Current scan process

With current meaning close to 2024-03-24

scan pages to tif files
Three options here:
post process files with ScanTailor
source: scantailor-advanced
generate pdfs with text with tesseract
Tesseract is a standard Linux package. Example invocation: for FILE in `ls *.tif`; do tesseract $FILE ocrpdf/`echo $FILE | sed -e 's/\.tif//'` pdf ; done
concatenate pdfs with pdftk. pdftk is a standard Linux package.
Example invocation: pdftk *.pdf cat output totalPdf.pdf
This results in a PDF file without bookmarks, pages are numbered 1 and up.

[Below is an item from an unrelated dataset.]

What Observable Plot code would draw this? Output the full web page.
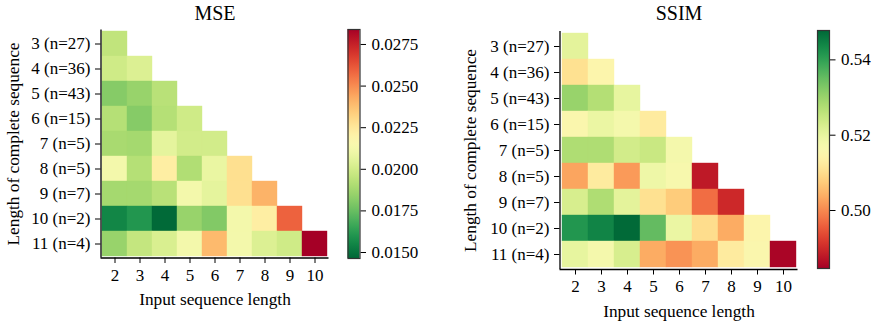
<!DOCTYPE html>
<html>
<head>
<meta charset="utf-8">
<script src="https://cdn.jsdelivr.net/npm/d3@7"></script>
<script src="https://cdn.jsdelivr.net/npm/@observablehq/plot@0.6"></script>
<style>
  html, body { margin: 0; padding: 0; background: #fff; }
  #fig { position: relative; width: 877px; height: 324px; background: #fff; }
  #fig svg { position: absolute; left: 0; top: 0; overflow: visible; background: transparent !important; }
  #fig svg, #fig svg text { font-family: 'Liberation Serif', 'Times New Roman', serif !important; }
</style>
</head>
<body>
<div id="fig"></div>
<script>
// ---- data ----
const inputLengths = [2, 3, 4, 5, 6, 7, 8, 9, 10];
const completeLengths = [3, 4, 5, 6, 7, 8, 9, 10, 11];
const completeLabels = ["3 (n=27)", "4 (n=36)", "5 (n=43)", "6 (n=15)", "7 (n=5)", "8 (n=5)", "9 (n=7)", "10 (n=2)", "11 (n=4)"];

// MSE rows (row = complete length, columns = input length 2..)
const mse3  = [0.0195];
const mse4  = [0.0199, 0.0203];
const mse5  = [0.0181, 0.0185, 0.0193];
const mse6  = [0.0192, 0.0181, 0.0192, 0.0199];
const mse7  = [0.0189, 0.0188, 0.0206, 0.0200, 0.0200];
const mse8  = [0.0212, 0.0192, 0.0222, 0.0191, 0.0208, 0.0228];
const mse9  = [0.0188, 0.0188, 0.0193, 0.0212, 0.0206, 0.0228, 0.0241];
const mse10 = [0.0155, 0.0160, 0.0147, 0.0185, 0.0180, 0.0212, 0.0222, 0.0259];
const mse11 = [0.0185, 0.0196, 0.0202, 0.0212, 0.0239, 0.0212, 0.0203, 0.0199, 0.0284];

// SSIM rows
const ssim3  = [0.5206];
const ssim4  = [0.5105, 0.5149];
const ssim5  = [0.5301, 0.5270, 0.5200];
const ssim6  = [0.5156, 0.5194, 0.5175, 0.5124];
const ssim7  = [0.5276, 0.5276, 0.5232, 0.5244, 0.5175];
const ssim8  = [0.5029, 0.5124, 0.5017, 0.5187, 0.5168, 0.4878];
const ssim9  = [0.5225, 0.5276, 0.5206, 0.5105, 0.5074, 0.4972, 0.4897];
const ssim10 = [0.5415, 0.5440, 0.5475, 0.5352, 0.5194, 0.5099, 0.5036, 0.5149];
const ssim11 = [0.5200, 0.5175, 0.5225, 0.5036, 0.5010, 0.5036, 0.5124, 0.5156, 0.4852];

const mseDomain = [0.01464, 0.0284];
const mseTicks = [0.0150, 0.0175, 0.0200, 0.0225, 0.0250, 0.0275];
const ssimDomain = [0.4846, 0.5478];
const ssimTicks = [0.50, 0.52, 0.54];

// ---- build tables ----
function table(rows) {
  return rows.flatMap((row, i) => row.map((v, j) => ({
    input: inputLengths[j],
    complete: completeLabels[i],
    value: v
  })));
}
const mseData = table([mse3, mse4, mse5, mse6, mse7, mse8, mse9, mse10, mse11]);
const ssimData = table([ssim3, ssim4, ssim5, ssim6, ssim7, ssim8, ssim9, ssim10, ssim11]);

const W = 877, H = 324;
const fig = document.getElementById("fig");

function heatmap({data, title, frame, colorOpts, xLabelBase, yLabelX}) {
  const [l, t, r, b] = frame;
  const margins = {marginLeft: l, marginTop: t, marginRight: W - r, marginBottom: H - b};
  const hm = Plot.plot({
    width: W, height: H, ...margins,
    style: {fontSize: "17px", color: "#000"},
    x: {type: "band", domain: inputLengths, padding: 0, tickSize: 5.5, tickPadding: 5, label: null},
    y: {type: "band", domain: completeLabels, padding: 0, tickSize: 5.5, tickPadding: 5, label: null},
    color: colorOpts,
    marks: [
      Plot.cell(data, {x: "input", y: "complete", fill: "value", stroke: "value", strokeWidth: 0.4, inset: 0}),
      Plot.text([title], {frameAnchor: "top", textAnchor: "middle", lineAnchor: "bottom", dy: -(t - 19), fontSize: 20, fill: "#000"}),
      Plot.text(["Input sequence length"], {frameAnchor: "bottom", textAnchor: "middle", lineAnchor: "bottom", dy: xLabelBase - b, fontSize: 17.3, fill: "#000"}),
      Plot.text(["Length of complete sequence"], {frameAnchor: "left", textAnchor: "middle", rotate: -90, lineAnchor: "bottom", dx: yLabelX - l, fontSize: 17.3, fill: "#000"})
    ]
  });
  fig.appendChild(hm);
  // spines (left and bottom) drawn through a linear overlay
  const sp = Plot.plot({
    width: W, height: H, ...margins,
    x: {domain: [0, 1], axis: null},
    y: {domain: [0, 1], axis: null},
    marks: [
      Plot.ruleX([0], {stroke: "#000", strokeWidth: 1.3}),
      Plot.ruleY([0], {stroke: "#000", strokeWidth: 1.3})
    ]
  });
  fig.appendChild(sp);
}

function colorbar({id, frame, domain, ticks, fmt, colorOpts}) {
  const [l, t, r, b] = frame;
  const scale = Plot.scale({color: colorOpts});
  const cb = Plot.plot({
    width: W, height: H,
    marginLeft: l, marginTop: t, marginRight: W - r, marginBottom: H - b,
    style: {fontSize: "17px", color: "#000"},
    x: {domain: [0, 1], axis: null},
    y: {domain, axis: "right", ticks, tickFormat: fmt, tickSize: 5.5, tickPadding: 6, label: null},
    marks: [
      Plot.rect([domain], {x1: 0, x2: 1, y1: d => d[0], y2: d => d[1], fill: `url(#${id})`}),
      Plot.frame({stroke: "#333", strokeWidth: 1.2})
    ]
  });
  // gradient stops sampled from the same color scale
  const ns = "http://www.w3.org/2000/svg";
  const defs = document.createElementNS(ns, "defs");
  const grad = document.createElementNS(ns, "linearGradient");
  grad.setAttribute("id", id);
  grad.setAttribute("x1", "0"); grad.setAttribute("y1", "1");
  grad.setAttribute("x2", "0"); grad.setAttribute("y2", "0");
  const n = 64;
  for (let i = 0; i <= n; i++) {
    const v = domain[0] + (domain[1] - domain[0]) * i / n;
    const s = document.createElementNS(ns, "stop");
    s.setAttribute("offset", (i / n).toString());
    s.setAttribute("stop-color", scale.apply(v));
    grad.appendChild(s);
  }
  defs.appendChild(grad);
  cb.insertBefore(defs, cb.firstChild);
  fig.appendChild(cb);
}

const mseColor = {type: "linear", scheme: "RdYlGn", reverse: true, domain: mseDomain};
const ssimColor = {type: "linear", scheme: "RdYlGn", domain: ssimDomain};

heatmap({data: mseData, title: "MSE", frame: [100.5, 29.5, 328.5, 257.5], colorOpts: mseColor, xLabelBase: 304, yLabelX: 18.5});
colorbar({id: "gradMSE", frame: [347.5, 29, 359.5, 258], domain: mseDomain, ticks: mseTicks, fmt: d3.format(".4f"), colorOpts: mseColor});

heatmap({data: ssimData, title: "SSIM", frame: [559.5, 31, 797.5, 269], colorOpts: ssimColor, xLabelBase: 316, yLabelX: 475});
colorbar({id: "gradSSIM", frame: [817, 30, 829, 268], domain: ssimDomain, ticks: ssimTicks, fmt: d3.format(".2f"), colorOpts: ssimColor});
</script>
</body>
</html>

generate a bookmarks file with genMetaBookmarks.py*.
Example invocation from the directory containing the PDFs: python3 genMetaBookmarks.py > bookmarkMeta.txt
concatenate bookmarks to totalPdf with pdftk.

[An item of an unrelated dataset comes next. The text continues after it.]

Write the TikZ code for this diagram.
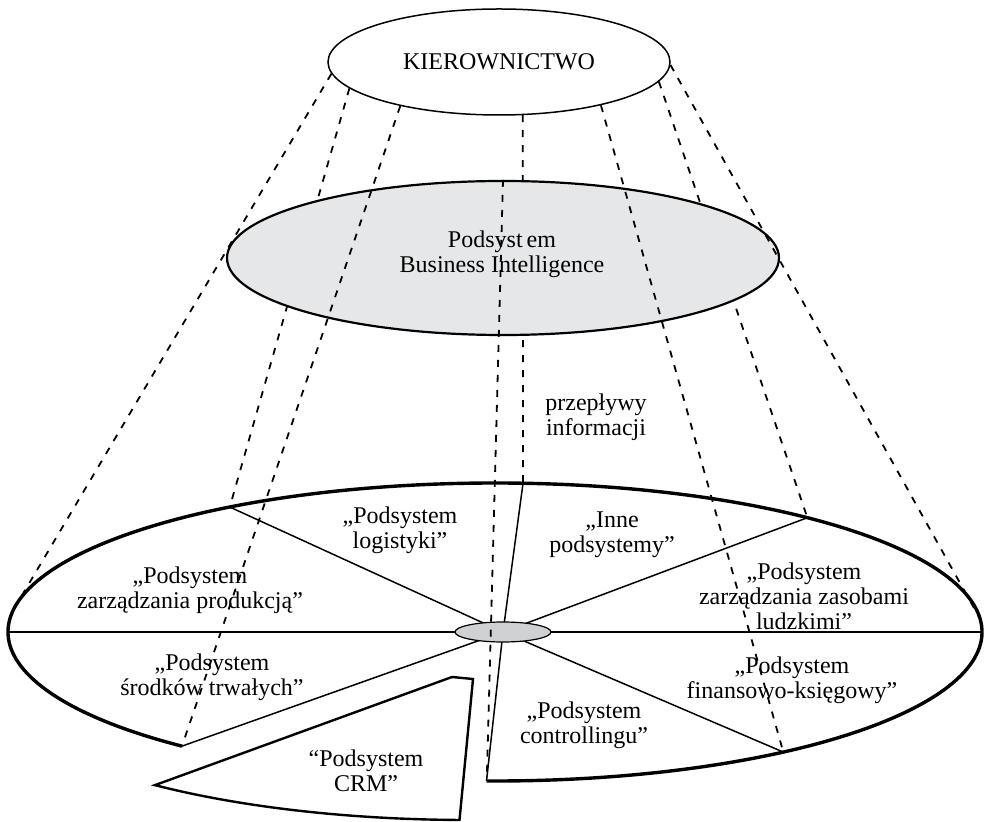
\documentclass[tikz,border=0pt]{standalone}
\usepackage{fontspec}
\setmainfont{Liberation Serif}
\usetikzlibrary{shapes.geometric,calc}
\definecolor{bigray}{HTML}{E6E7E8}
\definecolor{hubgray}{HTML}{D0D1D3}
\begin{document}
\begin{tikzpicture}[x=0.5pt,y=-0.5pt,
    flow/.style={dash pattern=on 3.5pt off 4pt, line width=0.9pt},
    rimline/.style={line width=1.7pt},
    spoke/.style={line width=0.75pt},
    lbl/.style={align=center, inner sep=0pt, font=\fontsize{12}{12.6}\selectfont}]
    \useasboundingbox (0,0) rectangle (984,822);

    % Kierownictwo
    \node[ellipse, draw, line width=0.75pt, inner sep=0pt, minimum width=171pt,
          minimum height=53pt, font=\fontsize{12}{12.6}\selectfont] (kier) at (499,62) {KIEROWNICTWO};

    % Punkty na obwodzie kola podsystemow
    \coordinate (mid) at (495,632);
    \foreach \n/\t in {pA/192, pTL/237, pT/273.3, pTR/309.9, pR/0, pG/355, pBR/53.7, pB/91, pBL/130, pL/180}
        \coordinate (\n) at ($(mid)+(\t:487 and 149)$);

    % Przeplywy pod podsystemem BI
    \draw[flow] (kier.190) -- (pTL);
    \draw[flow] (kier.294) -- (pT);
    \draw[flow] (kier.353) -- (pTR);

    % Podsystem BI
    \node[ellipse, draw, fill=bigray, line width=1.1pt, minimum width=276pt,
          minimum height=77pt] (bi) at (503,258) {};
    \node[lbl] (bitxt) at (502,254) {Podsyst\kern2pt em\\Business Intelligence};

    % Przeplywy nad podsystemem BI
    \draw[flow] (kier.184) -- (pA);
    \draw[flow] (kier.204) -- (pBL);
    \draw[flow] (kier.337) -- (pBR);
    \draw[flow] (kier.359) -- (pG);

    % Kolo podsystemow
    \draw[rimline] (pBL) arc[start angle=130, end angle=451, x radius=487, y radius=149];
    \coordinate (hubc) at (503,632);
    \foreach \p in {pL, pTL, pT, pTR, pR, pBR, pB, pBL}
        \draw[spoke] (hubc) -- (\p);

    % Wysuniety wycinek CRM
    \coordinate (crmc) at (468,671);
    \coordinate (crmA) at (452,677);
    \coordinate (crmB) at (473,679);
    \coordinate (crmT) at ($(crmc)+(130:487 and 149)$);
    \draw[line width=1.2pt] (crmA) -- (crmT)
        arc[start angle=130, end angle=91, x radius=487, y radius=149] -- (crmB) -- cycle;

    % Srodek kola
    \node[ellipse, draw, fill=hubgray, line width=0.6pt, inner sep=0pt,
          minimum width=48pt, minimum height=10pt] (hub) at (503,632) {};
    \coordinate (dEnd) at (487,772);
    \draw[flow] (bi.north) -- (dEnd);

    % Opisy
    \node[lbl] (flowtxt) at (596,417) {przepływy\\informacji};
    \node[lbl] (prod) at (190,590) {„Podsystem\\zarządzania produkcją”};
    \node[lbl] (logi) at (400,530) {„Podsystem\\logistyki”};
    \node[lbl] (inne) at (612,535) {„Inne\\podsystemy”};
    \node[lbl] (kadry) at (804,596) {„Podsystem\\zarządzania zasobami\\ludzkimi”};
    \node[lbl] (trwale) at (212,677) {„Podsystem\\środków trwałych”};
    \node[lbl] (crm) at (366,771) {“Podsystem\\CRM”};
    \node[lbl] (contr) at (584,725) {„Podsystem\\controllingu”};
    \node[lbl] (fin) at (792,680) {„Podsystem\\finansowo-księgowy”};
\end{tikzpicture}
\end{document}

Example invocation: pdftk totalPdf.pdf update_info bookmarkMeta.txt output totalPdf_ocr.pdf verbose

*) The genMetaBookmarks.py script is currently under development and very limited. This is a simple script creating a bookmarks file for pdftk. It uses the file name of all single page PDFs as the bookmark text. It currently works only for pages named in strict alphabetic order.